-- START GIVEN DATA --
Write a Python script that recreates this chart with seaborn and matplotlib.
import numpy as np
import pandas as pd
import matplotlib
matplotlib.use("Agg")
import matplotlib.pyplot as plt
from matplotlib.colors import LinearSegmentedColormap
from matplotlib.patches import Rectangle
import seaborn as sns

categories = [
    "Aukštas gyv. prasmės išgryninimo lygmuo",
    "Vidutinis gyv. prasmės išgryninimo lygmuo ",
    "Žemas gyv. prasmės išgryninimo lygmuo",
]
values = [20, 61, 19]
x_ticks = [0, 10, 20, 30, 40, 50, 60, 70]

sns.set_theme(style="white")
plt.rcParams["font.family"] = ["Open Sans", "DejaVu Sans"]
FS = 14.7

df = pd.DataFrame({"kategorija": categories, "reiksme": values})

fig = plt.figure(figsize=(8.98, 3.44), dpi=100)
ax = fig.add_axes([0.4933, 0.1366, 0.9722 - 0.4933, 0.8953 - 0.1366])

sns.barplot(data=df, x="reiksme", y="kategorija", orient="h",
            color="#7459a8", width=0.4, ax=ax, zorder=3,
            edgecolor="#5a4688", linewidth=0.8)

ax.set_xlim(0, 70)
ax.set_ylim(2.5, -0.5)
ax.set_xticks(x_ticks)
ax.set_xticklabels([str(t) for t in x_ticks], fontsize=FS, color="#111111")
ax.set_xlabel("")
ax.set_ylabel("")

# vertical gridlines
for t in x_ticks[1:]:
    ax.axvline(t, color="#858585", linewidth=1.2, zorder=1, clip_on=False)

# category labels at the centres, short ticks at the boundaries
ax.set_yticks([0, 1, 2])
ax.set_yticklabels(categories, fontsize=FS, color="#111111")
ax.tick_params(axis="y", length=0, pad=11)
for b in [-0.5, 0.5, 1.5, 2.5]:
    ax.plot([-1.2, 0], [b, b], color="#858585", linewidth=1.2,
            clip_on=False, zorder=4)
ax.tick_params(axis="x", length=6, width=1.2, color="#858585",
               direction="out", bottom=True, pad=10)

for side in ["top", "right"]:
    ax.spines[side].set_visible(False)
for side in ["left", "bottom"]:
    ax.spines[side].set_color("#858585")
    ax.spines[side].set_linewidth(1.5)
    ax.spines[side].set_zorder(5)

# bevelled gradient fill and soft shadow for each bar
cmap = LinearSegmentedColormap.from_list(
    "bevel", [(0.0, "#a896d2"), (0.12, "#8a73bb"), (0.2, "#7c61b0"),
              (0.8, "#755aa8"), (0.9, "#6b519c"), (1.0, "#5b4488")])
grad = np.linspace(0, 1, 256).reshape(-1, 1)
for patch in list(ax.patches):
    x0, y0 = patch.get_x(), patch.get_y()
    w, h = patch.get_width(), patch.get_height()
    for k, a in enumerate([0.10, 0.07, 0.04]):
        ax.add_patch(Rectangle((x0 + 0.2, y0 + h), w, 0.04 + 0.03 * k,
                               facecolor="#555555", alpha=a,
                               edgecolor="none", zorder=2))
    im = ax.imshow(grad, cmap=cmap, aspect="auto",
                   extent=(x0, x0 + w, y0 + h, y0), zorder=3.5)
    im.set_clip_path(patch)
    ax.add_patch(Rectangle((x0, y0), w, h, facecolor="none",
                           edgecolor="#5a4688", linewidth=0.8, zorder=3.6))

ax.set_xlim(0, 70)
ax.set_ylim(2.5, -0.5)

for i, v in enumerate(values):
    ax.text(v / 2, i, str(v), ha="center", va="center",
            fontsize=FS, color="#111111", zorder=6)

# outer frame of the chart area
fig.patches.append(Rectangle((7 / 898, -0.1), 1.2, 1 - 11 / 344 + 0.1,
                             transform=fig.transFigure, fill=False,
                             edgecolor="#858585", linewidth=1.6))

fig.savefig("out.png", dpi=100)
-- END GIVEN DATA --
> **WORK TO BE COMPLETED**
Please write out the material word for word from its first line through the line holding "import seaborn as sns", including both, and no line past it.

> **RESPONSE FOR THIS EXERCISE**
Write a Python script that recreates this chart with seaborn and matplotlib.
import numpy as np
import pandas as pd
import matplotlib
matplotlib.use("Agg")
import matplotlib.pyplot as plt
from matplotlib.colors import LinearSegmentedColormap
from matplotlib.patches import Rectangle
import seaborn as sns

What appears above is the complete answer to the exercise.